(Goal):
Every line from the one holding "Write a LaTeX" through the one holding "(ltwoshape) at (1504,61)" should be returned exactly, both included; the pictures should not.

(Data for this task):
******************************

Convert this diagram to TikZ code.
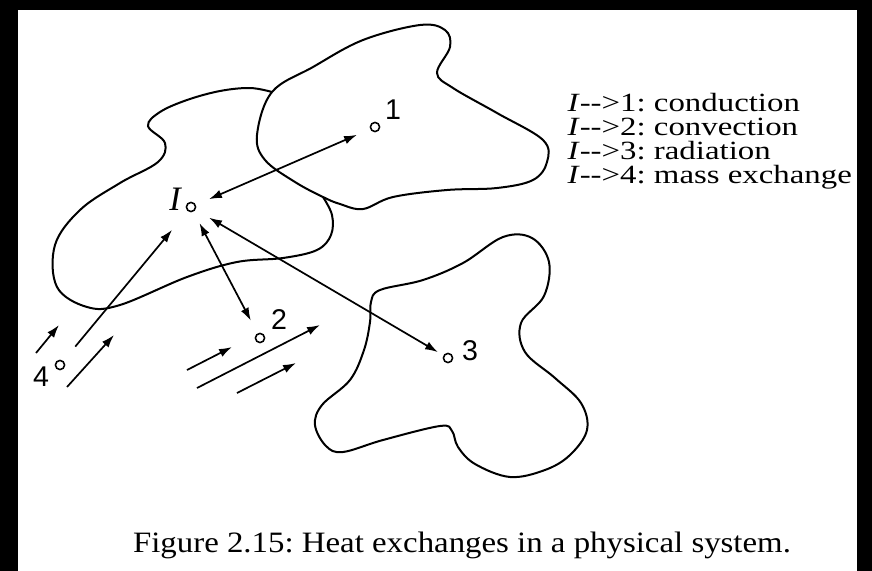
\documentclass[tikz,border=0pt]{standalone}
\usepackage{fontspec}
\setmainfont{Liberation Serif}
\newfontfamily\digitfont{Liberation Sans}
\usetikzlibrary{arrows.meta}
\newcommand{\squash}[2][0.8]{\scalebox{1}[#1]{#2}}
\newcommand{\keyline}[2]{\hbox{\textit{I}-{}->#1: #2}}
\tikzset{
  port/.style={circle, draw, line width=0.55pt, minimum size=3.2pt, inner sep=0pt},
  portlbl/.style={font=\digitfont\fontsize{10}{12}\selectfont, inner sep=0pt},
  region/.style={line width=0.7pt},
  xchg/.style={line width=0.6pt, {Latex[length=4.5pt,width=3pt]}-{Latex[length=4.5pt,width=3pt]}},
  flow/.style={line width=0.6pt, -{Latex[length=4.5pt,width=3pt]}},
  legend/.style={font=\fontsize{11.5}{11}\selectfont, anchor=base west, inner sep=0pt},
}

\begin{document}
\frenchspacing
\begin{tikzpicture}[x=0.35pt, y=-0.35pt]

% ========== FRAME ==========
\fill[black] (0,0) rectangle (872,571);
\fill[white] (18,10) rectangle (857,571);
\useasboundingbox (0,0) rectangle (872,571);

% ========== REGIONS ==========
% region of 1
\draw[region] plot[smooth cycle, tension=0.6] coordinates {
  (272,92) (313,67) (363,40) (420,25) (445,30) (450,47) (437,73) (453,88)
  (497,113) (543,140) (547,162) (533,180) (497,188) (447,190) (393,197)
  (363,209) (340,204) (323,197) (295,182) (265,160) (257,135)};
% region of I (open, joins region of 1)
\draw[region] plot[smooth, tension=0.6] coordinates {
  (272,92) (250,88) (220,91) (187,100) (160,112) (148,126) (165,143)
  (158,162) (120,183) (80,210) (55,245) (57,287) (87,307) (120,305)
  (187,277) (237,262) (283,258) (317,250) (331,235) (332,215) (323,197)};
% region of 3
\draw[region] plot[smooth cycle, tension=0.6] coordinates {
  (380,290) (423,280) (463,263) (503,237) (532,238) (549,262) (544,296)
  (521,323) (525,352) (555,378) (581,403) (587,430) (570,455) (545,470)
  (510,477) (475,464) (458,447) (452,431) (440,426) (383,440) (343,452)
  (326,446) (315,425) (322,405) (350,380) (364,350) (370,322) (371,302)};

% ========== PORTS ==========
\node[port] (nI) at (191,207) {};
\node[port] (n1) at (375,127) {};
\node[port] (n2) at (260,338) {};
\node[port] (n3) at (448,358) {};
\node[port] (n4) at (60,365) {};

\node[font=\fontsize{12}{14}\selectfont\itshape, inner sep=0pt] (lI) at (175,199) {I};
\node[portlbl] (l1) at (393,110) {1};
\node[portlbl] (l2) at (279,320) {2};
\node[portlbl] (l3) at (470,351) {3};
\node[portlbl] (l4) at (41,377) {4};

% ========== EXCHANGES ==========
\draw[xchg, shorten <=5pt, shorten >=5pt] (nI) -- (n1);
\draw[xchg, shorten <=4.5pt, shorten >=5pt] (nI) -- (n2);
\draw[xchg, shorten <=5.5pt, shorten >=2.2pt] (nI) -- (n3);
\draw[flow, shorten <=6.5pt, shorten >=8.5pt] (n4) -- (nI);

% mass flow beside 4
\coordinate (m1a) at (36,353);  \coordinate (m1b) at (59,325);
\coordinate (m2a) at (67,387);  \coordinate (m2b) at (114,335);
\draw[flow] (m1a) -- (m1b);
\draw[flow] (m2a) -- (m2b);

% stream past 2
\coordinate (s1a) at (187,370); \coordinate (s1b) at (232,347);
\coordinate (s2a) at (197,388); \coordinate (s2b) at (320,325);
\coordinate (s3a) at (237,393); \coordinate (s3b) at (296,363);
\foreach \p in {s1,s2,s3}
  \draw[flow] (\p a) -- (\p b);

% ========== LEGEND ==========
\node[legend] (key) at (567,183) {\squash{\vbox{%
  \baselineskip=10.5pt \lineskiplimit=-\maxdimen
  \keyline{1}{conduction}
  \keyline{2}{convection}
  \keyline{3}{radiation}
  \keyline{4}{mass exchange}}}};

\node[font=\fontsize{11.5}{14}\selectfont, inner sep=0pt] (cap) at (462,545)
  {\squash[0.9]{Figure 2.15: Heat exchanges in a physical system.}};

\end{tikzpicture}
\end{document}
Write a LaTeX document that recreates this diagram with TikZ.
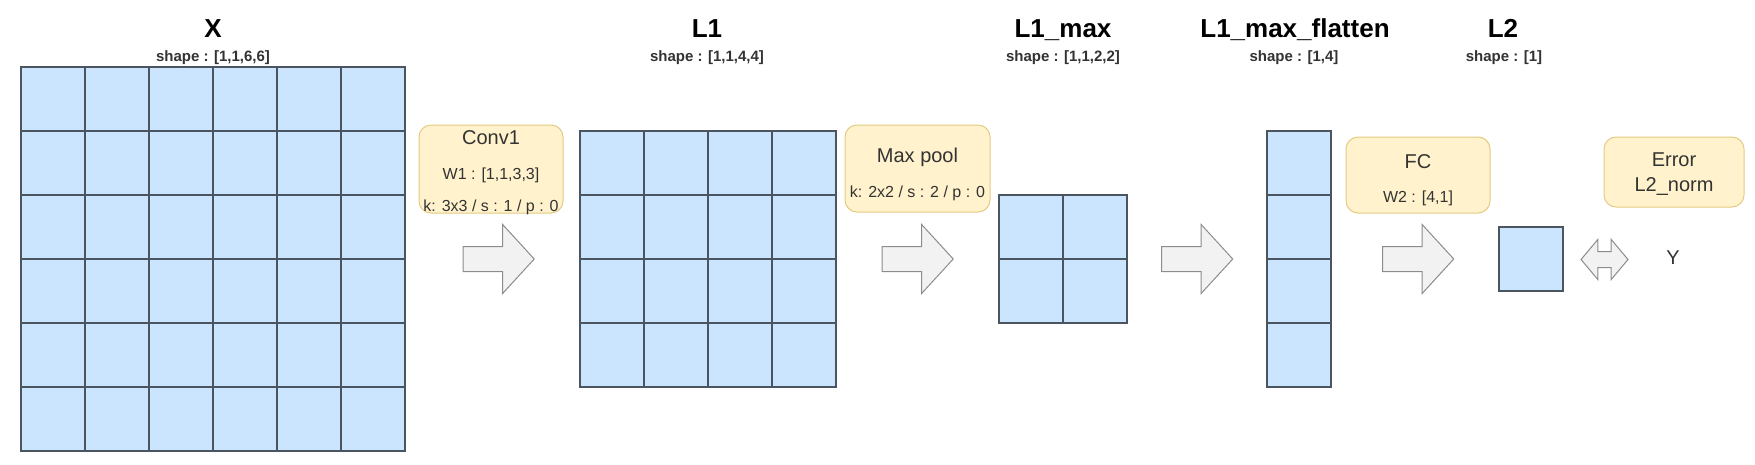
\documentclass[tikz,border=0pt]{standalone}
\usepackage{fontspec}
\setmainfont{Liberation Sans}
\usetikzlibrary{shapes.arrows}
\definecolor{NetCellFill}{HTML}{CCE5FF}
\definecolor{NetCellLine}{HTML}{4A5560}
\definecolor{NetOpFill}{HTML}{FFF2CC}
\definecolor{NetOpLine}{HTML}{E3CB82}
\definecolor{NetArrowFill}{HTML}{F2F2F2}
\definecolor{NetArrowLine}{HTML}{8C8C8C}
\definecolor{NetText}{HTML}{333333}

\begin{document}
\begin{tikzpicture}[x=1pt,y=-1pt,
    cellbox/.style={fill=NetCellFill, draw=NetCellLine, line width=1.2pt},
    opbox/.style={draw=NetOpLine, fill=NetOpFill, line width=1pt, rounded corners=12pt, inner sep=0pt},
    optitle/.style={NetText, anchor=base, font=\fontsize{20pt}{24pt}\selectfont},
    opnote/.style={NetText, anchor=base, font=\fontsize{16pt}{19pt}\selectfont},
    layername/.style={black, anchor=base, font=\fontsize{26pt}{30pt}\selectfont\bfseries},
    layershape/.style={NetText, anchor=base, font=\fontsize{15pt}{18pt}\selectfont\bfseries},
    flowarrow/.style={single arrow, draw=NetArrowLine, fill=NetArrowFill, line width=1pt,
      inner xsep=0pt, inner ysep=12pt, minimum width=68pt, single arrow head extend=22pt,
      single arrow tip angle=95, minimum height=71pt},
    comparrow/.style={double arrow, draw=NetArrowLine, fill=NetArrowFill, line width=1pt,
      inner xsep=0pt, inner ysep=7.5pt, minimum width=39pt, double arrow head extend=12pt,
      double arrow tip angle=100, minimum height=47pt}]
  \useasboundingbox (0,0) rectangle (1755,464);

  % layer titles
  \node[layername] (xname) at (213,37) {X};
  \node[layershape] (xshape) at (213,61) {shape : [1,1,6,6]};
  \node[layername] (lonename) at (707,37) {L1};
  \node[layershape] (loneshape) at (707,61) {shape : [1,1,4,4]};
  \node[layername] (maxname) at (1063,37) {L1\_max};
  \node[layershape] (maxshape) at (1063,61) {shape : [1,1,2,2]};
  \node[layername] (flatname) at (1295,37) {L1\_max\_flatten};
  \node[layershape] (flatshape) at (1294,61) {shape : [1,4]};
  \node[layername] (ltwoname) at (1503,37) {L2};
  \node[layershape] (ltwoshape) at (1504,61) {shape : [1]};

  % tensors
  \foreach \i in {0,...,5} {
    \foreach \j in {0,...,5} {
      \draw[cellbox] (21+\i*64,67+\j*64) rectangle ++(64,64);
    }
  }
  \foreach \i in {0,...,3} {
    \foreach \j in {0,...,3} {
      \draw[cellbox] (580+\i*64,131+\j*64) rectangle ++(64,64);
    }
  }
  \foreach \i in {0,1} {
    \foreach \j in {0,1} {
      \draw[cellbox] (999+\i*64,195+\j*64) rectangle ++(64,64);
    }
  }
  \foreach \j in {0,...,3} {
    \draw[cellbox] (1267,131+\j*64) rectangle ++(64,64);
  }
  \draw[cellbox] (1499,227) rectangle ++(64,64);

  % operations
  \node[opbox, minimum width=144pt, minimum height=88pt] (conv) at (491,169) {};
  \node[optitle] (convname) at (491,144) {Conv1};
  \node[opnote] (convweight) at (491,179) {W1 : [1,1,3,3]};
  \node[opnote] (convparam) at (491,211) {k: 3x3 / s : 1 / p : 0};

  \node[opbox, minimum width=145pt, minimum height=87pt] (pool) at (917.5,168.5) {};
  \node[optitle] (poolname) at (917.5,162) {Max pool};
  \node[opnote] (poolparam) at (917.5,197) {k: 2x2 / s : 2 / p : 0};

  \node[opbox, minimum width=144pt, minimum height=76pt] (fc) at (1418,175) {};
  \node[optitle] (fcname) at (1418,168) {FC};
  \node[opnote] (fcweight) at (1418,202) {W2 : [4,1]};

  \node[opbox, minimum width=140pt, minimum height=70pt] (loss) at (1674,172) {};
  \node[optitle] (lossname) at (1674,166) {Error};
  \node[optitle] (lossnorm) at (1674,191) {L2\_norm};

  % flow
  \node[flowarrow] (convstep) at (493,259) {};
  \node[flowarrow] (poolstep) at (912,259) {};
  \node[flowarrow] (flatstep) at (1191.5,259) {};
  \node[flowarrow] (fcstep) at (1412.5,259) {};
  \node[comparrow] (compare) at (1604.5,259.5) {};
  \node[optitle] (target) at (1673,264) {Y};
\end{tikzpicture}
\end{document}
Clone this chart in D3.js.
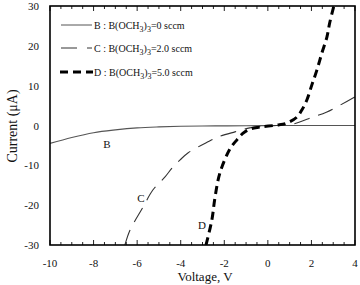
<!DOCTYPE html>
<html><head><meta charset="utf-8">
<script src="https://cdn.jsdelivr.net/npm/d3@7"></script>
<style>body{margin:0;background:#fff}svg{display:block}</style>
</head><body><svg id="c" width="360" height="285" font-family="'Liberation Serif', 'Times New Roman', 'DejaVu Serif', serif"></svg>
<script>
const xTicks = [-10,-8,-6,-4,-2,0,2,4];
const yTicks = [30,20,10,0,-10,-20,-30];
const vB = [-10,-9,-8,-7,-6,-5,-4,-3,-2,-1,0,1,2,3,4];
const iB = [-4.5,-3.0,-1.8,-1.1,-0.6,-0.35,-0.2,-0.12,-0.1,-0.06,-0.03,0,0,0,0];
const vC = [-6.56,-6.33,-5.73,-5.28,-4.72,-4.40,-4.04,-3.67,-2.75,-2.29,-1.51,-0.83,0,1.1,2.06,2.71,4.0];
const iC = [-30,-26.3,-20.5,-16.2,-12.9,-10.7,-8.7,-6.9,-4.1,-2.9,-1.6,-0.6,-0.1,0.3,2.1,3.4,7.2];
const vD = [-2.84,-2.57,-2.43,-2.20,-1.74,-1.42,-1.15,-0.83,-0.37,0.41,0.87,1.33,1.56,1.79,2.02,2.25,2.48,2.71,2.84,3.03];
const iD = [-30,-23.7,-18.2,-11.9,-5.9,-3.6,-2.0,-0.9,-0.4,0.1,0.6,2.1,3.9,6.4,10.2,13.9,18.2,22.2,25.8,30];
const legendLabels = ["B : B(OCH", "C : B(OCH", "D : B(OCH"];
const legendValues = ["=0  sccm", "=2.0 sccm", "=5.0 sccm"];

const svg = d3.select("#c");
const L=50,R=355,T=6,B=245;
const x = d3.scaleLinear().domain([-10,4]).range([L,R]);
const y = d3.scaleLinear().domain([-30,30]).range([B,T]);

svg.append("defs").append("clipPath").attr("id","clip").append("rect")
  .attr("x",L).attr("y",T).attr("width",R-L).attr("height",B-T);

const minor = d3.range(-10,4.01,0.5);
minor.forEach(v=>{
  const major = Math.abs(v/2-Math.round(v/2))<1e-6;
  const len = major?5:3;
  svg.append("line").attr("x1",x(v)).attr("x2",x(v)).attr("y1",B).attr("y2",B-len).attr("stroke","#222").attr("stroke-width",1);
  svg.append("line").attr("x1",x(v)).attr("x2",x(v)).attr("y1",T).attr("y2",T+len).attr("stroke","#222").attr("stroke-width",1);
});

svg.selectAll(".xt").data(xTicks).enter().append("text")
  .attr("x",d=>x(d)).attr("y",267).attr("text-anchor","middle").attr("font-size",11).attr("fill","#111").text(d=>d);
svg.selectAll(".yt").data(yTicks).enter().append("text")
  .attr("x",39).attr("y",d=>y(d)+4).attr("text-anchor","end").attr("font-size",11).attr("fill","#111").text(d=>d);

const line = d3.line().x(d=>x(d[0])).y(d=>y(d[1])).curve(d3.curveCatmullRom.alpha(0.5));
const g = svg.append("g").attr("clip-path","url(#clip)");
g.append("path").attr("d",line(vB.map((v,i)=>[v,iB[i]]))).attr("fill","none").attr("stroke","#555").attr("stroke-width",1.1);
g.append("path").attr("d",line(vC.map((v,i)=>[v,iC[i]]))).attr("fill","none").attr("stroke","#333").attr("stroke-width",1.1).attr("stroke-dasharray","16,9");
g.append("path").attr("d",line(vD.map((v,i)=>[v,iD[i]]))).attr("fill","none").attr("stroke","#000").attr("stroke-width",3).attr("stroke-dasharray","8,5");

svg.append("rect").attr("x",L).attr("y",T).attr("width",R-L).attr("height",B-T)
  .attr("fill","none").attr("stroke","#000").attr("stroke-width",1.6);

const ly=[25,48,72];
svg.append("line").attr("x1",61).attr("x2",92).attr("y1",ly[0]).attr("y2",ly[0]).attr("stroke","#555").attr("stroke-width",1);
svg.append("line").attr("x1",61).attr("x2",77).attr("y1",ly[1]).attr("y2",ly[1]).attr("stroke","#333").attr("stroke-width",1);
svg.append("line").attr("x1",87).attr("x2",92).attr("y1",ly[1]).attr("y2",ly[1]).attr("stroke","#333").attr("stroke-width",1);
svg.append("line").attr("x1",60).attr("x2",93).attr("y1",ly[2]).attr("y2",ly[2]).attr("stroke","#000").attr("stroke-width",3).attr("stroke-dasharray","8,5");
legendLabels.forEach((lab,i)=>{
  const t = svg.append("text").attr("x",94).attr("y",ly[i]+3.5).attr("font-size",10).attr("fill","#111");
  t.append("tspan").text(lab);
  t.append("tspan").attr("dy",3).attr("font-size",8).text("3");
  t.append("tspan").attr("dy",-3).text(")");
  t.append("tspan").attr("dy",3).attr("font-size",8).text("3");
  t.append("tspan").attr("dy",-3).text(legendValues[i]);
});

svg.append("text").attr("x",107).attr("y",148).attr("text-anchor","middle").attr("font-size",11).attr("fill","#111").text("B");
svg.append("text").attr("x",141).attr("y",202).attr("text-anchor","middle").attr("font-size",11).attr("fill","#111").text("C");
svg.append("text").attr("x",202).attr("y",229).attr("text-anchor","middle").attr("font-size",11).attr("fill","#111").text("D");

svg.append("text").attr("transform","translate(17,126) rotate(-90)").attr("text-anchor","middle").attr("font-size",14).attr("fill","#111").text("Current  (\u03bcA)");
svg.append("text").attr("x",205).attr("y",281).attr("text-anchor","middle").attr("font-size",13).attr("fill","#111").text("Voltage, V");
</script></body></html>
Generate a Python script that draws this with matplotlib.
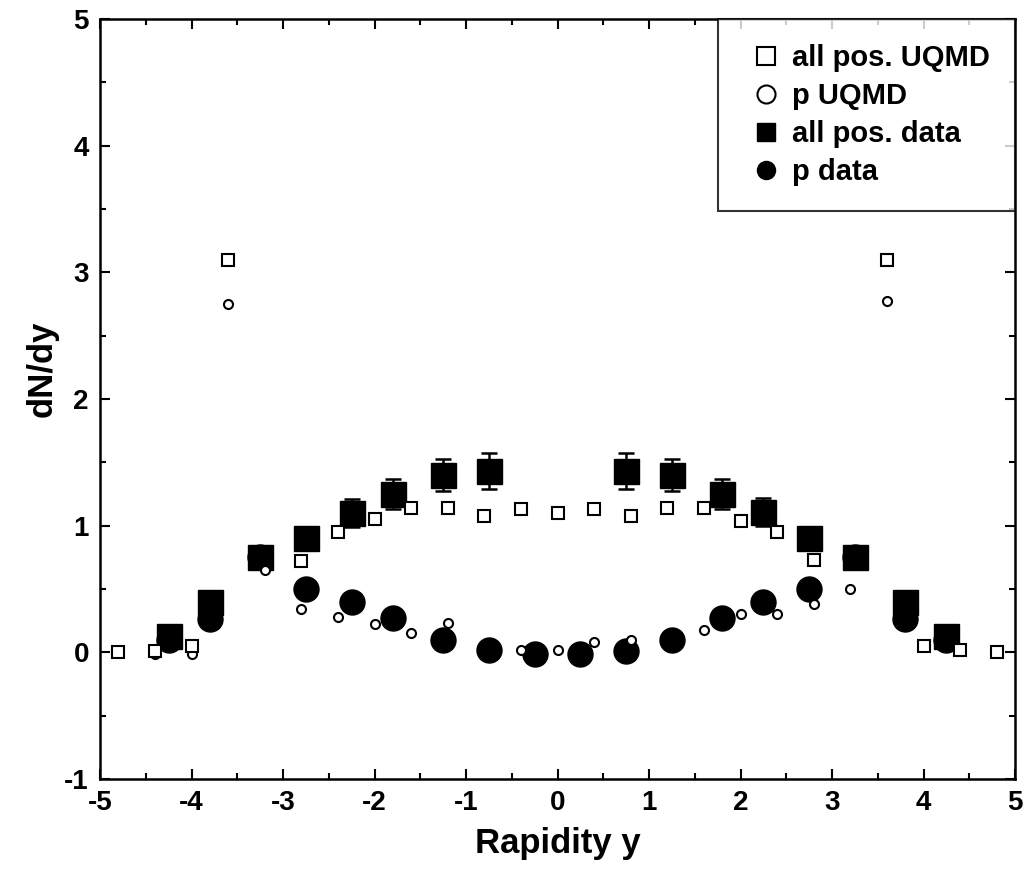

******************************

(Final answer):
Write a LaTeX document that recreates this diagram with TikZ.
\documentclass[tikz,border=0pt]{standalone}
\usepackage{fontspec}
\setmainfont{Liberation Sans}
\usetikzlibrary{shapes.arrows}
\definecolor{NetCellFill}{HTML}{CCE5FF}
\definecolor{NetCellLine}{HTML}{4A5560}
\definecolor{NetOpFill}{HTML}{FFF2CC}
\definecolor{NetOpLine}{HTML}{E3CB82}
\definecolor{NetArrowFill}{HTML}{F2F2F2}
\definecolor{NetArrowLine}{HTML}{8C8C8C}
\definecolor{NetText}{HTML}{333333}

\begin{document}
\begin{tikzpicture}[x=1pt,y=-1pt,
    cellbox/.style={fill=NetCellFill, draw=NetCellLine, line width=1.2pt},
    opbox/.style={draw=NetOpLine, fill=NetOpFill, line width=1pt, rounded corners=12pt, inner sep=0pt},
    optitle/.style={NetText, anchor=base, font=\fontsize{20pt}{24pt}\selectfont},
    opnote/.style={NetText, anchor=base, font=\fontsize{16pt}{19pt}\selectfont},
    layername/.style={black, anchor=base, font=\fontsize{26pt}{30pt}\selectfont\bfseries},
    layershape/.style={NetText, anchor=base, font=\fontsize{15pt}{18pt}\selectfont\bfseries},
    flowarrow/.style={single arrow, draw=NetArrowLine, fill=NetArrowFill, line width=1pt,
      inner xsep=0pt, inner ysep=12pt, minimum width=68pt, single arrow head extend=22pt,
      single arrow tip angle=95, minimum height=71pt},
    comparrow/.style={double arrow, draw=NetArrowLine, fill=NetArrowFill, line width=1pt,
      inner xsep=0pt, inner ysep=7.5pt, minimum width=39pt, double arrow head extend=12pt,
      double arrow tip angle=100, minimum height=47pt}]
  \useasboundingbox (0,0) rectangle (1755,464);

  % layer titles
  \node[layername] (xname) at (213,37) {X};
  \node[layershape] (xshape) at (213,61) {shape : [1,1,6,6]};
  \node[layername] (lonename) at (707,37) {L1};
  \node[layershape] (loneshape) at (707,61) {shape : [1,1,4,4]};
  \node[layername] (maxname) at (1063,37) {L1\_max};
  \node[layershape] (maxshape) at (1063,61) {shape : [1,1,2,2]};
  \node[layername] (flatname) at (1295,37) {L1\_max\_flatten};
  \node[layershape] (flatshape) at (1294,61) {shape : [1,4]};
  \node[layername] (ltwoname) at (1503,37) {L2};
  \node[layershape] (ltwoshape) at (1504,61) {shape : [1]};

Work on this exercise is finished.